2019.03.27

ふるさと風景

昔ながらのお酢ができるまで

お酢は、日本人にとって欠かせない調味料。その過程の一部を、約1年かけて取材しました。

田に苗を植え、稲の生育を見守る

日本の代表的なお酢である米酢は、その名の通りお米からつくられています。

お米をつくるのに数ヵ月。収穫されてから、どのようにしてお酢になるのか、昔ながらの製法を守っている醸造所で、その過程の一部を取材させていただくことができました。


ご協力いただいたのは、京都府宮津市にある飯尾醸造(いいおじょうぞう)。お米づくりからお酢の醸造までを行う、明治時代から続くお酢屋さんです。


春、飯尾醸造は標高が高い棚田で稲作を行います。

まだ少しばかり肌寒さを感じる棚田で、田植えに向けての種まきや田起しなどの準備が始まります。

まず、用水路の掃除や獣害対策の防柵の設置などの作業のあと、4月下旬からは、田んぼの補修、田起し、そしてようやく、5月中旬~下旬にかけて田植えが行われます。


田植えから2ヵ月ほど経つと、稲が青く茂り、毎日のように除草に追われます。

また、夏の変わりやすい天候や病気や害虫なども厄介です。稲が出穂するまで一切油断できず、ひと安心できるのは、精米のあとだそうです。




米を育て、酒を仕込み、酢をつくる。昔ながらのお酢づくりは、1年超の年月と手間暇によってつくられます。

麹から仕込む酒づくり

棚田に実りの秋が訪れた9月中旬。一面、黄金に色づく見事な稲穂の風景に、このお米がお酢になることがとても贅沢に思えました。
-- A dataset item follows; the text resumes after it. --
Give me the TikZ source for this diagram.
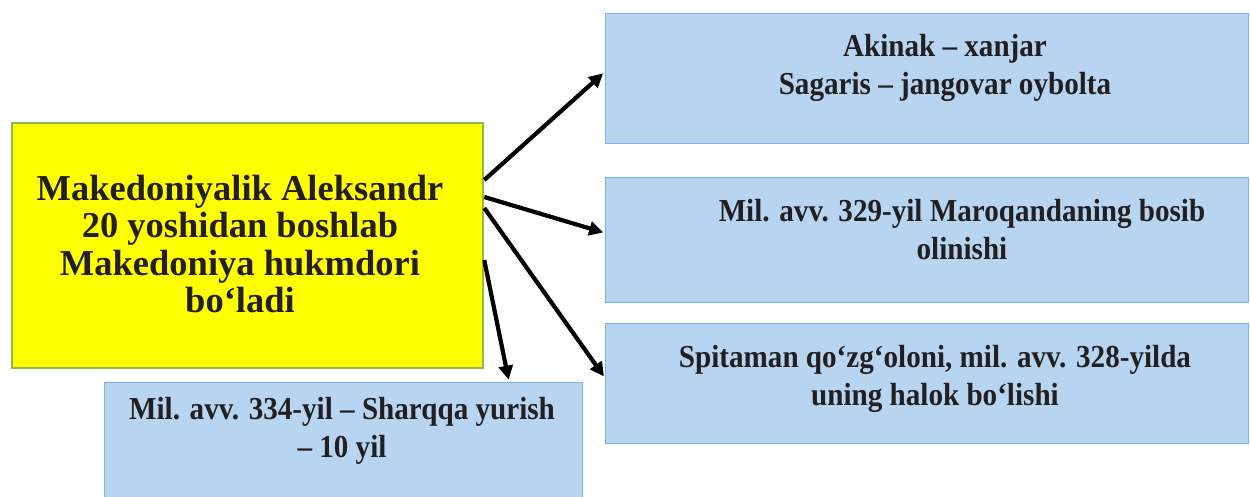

収穫後、穂掛けに稲を掛けて天日干しに。乾燥を終えると、ようやく脱穀です。

お酒づくりの蔵人(くらびと)であり、お米づくりも担当する伊藤浩二(いとうこうじ)さんは、「田んぼと向き合うことは、コントロールできないものとの闘いです」と語ります。

棚田の性格も一枚一枚違うそうで、問題があれば、日誌の記録から考察して対策を考え、「あとは稲の生命力を信じて見守るだけ」なのだと言います。


そして、冬。無事にお米の収穫を終えてやっとお酢づくり。

でも、お米はお酢になる前に、一度お酒になる、ということをご存じでしたか?

飯尾醸造では、お酒づくりも、自社の杜氏(とうじ)*と蔵人(くらびと)*によって行われます。

麹づくり、酒母づくり、仕込みといったお酒づくりの過程は、飲むための日本酒とほぼ変らないのです。


約1ヵ月、深夜でも発酵の様子を確かめ、櫂*を入れることもあるというから大変です。

杜氏や蔵人に見守られ、「酢もともろみ」とも呼ばれるお酒ができあがります。これは、お酢をつくるためだけにつくられるお酒なのです。


*杜氏:お酒づくりの最高責任者/蔵人:お酒づくりの職人/酵母:糖分をアルコールに変える微生物/櫂:撹拌する道具




実際に棚田に触たことで、“日本の食卓の向こうには、自然の恵みを受け厳しさに耐える田畑が広がっている”という思いを強くしました。

1年中酢づくりは絶え間なく

約1ヵ月半のお酒づくりを終え、いよいよお酢の仕込みが始まります。

タンクに種酢と水、お酒を入れて40度に温め、他のタンクからの酢酸菌膜を植菌します。

「酢酸菌膜をきれいに広げて浮かべるのは、ちゃんと居ついてくれるか、とても緊張する作業です」と話すのは、蔵人の和田寛章(わだひろあき)さん。

2~3日後、タンクの表面を酢酸菌膜がびっしりと覆っているとひと安心。


酢酸菌のごきげんを伺い、活動を調整する。職人の経験・知識と、四季の気温や生きている菌との協働作業が、丁寧に行われています。

発酵が終わると熟成蔵に移され、さらに8~10ヵ月もの時間をかけて熟成。こうして昔ながらのお酢が完成するのです。


私たちが普段お店で手に入れられるお酢は、完成まで約3ヵ月。一方、昔ながらのお酢は1年半。原料のお米からなら約2年。

完成までにかかる時間と手間の差に驚きがありました。そこには、季節がはっきりしているからこその手間があります。

伝統的なものづくりに関わる方々の「安全でおいしいものを届けたい」という思いに感謝し、食を大切にしていきたいと思います。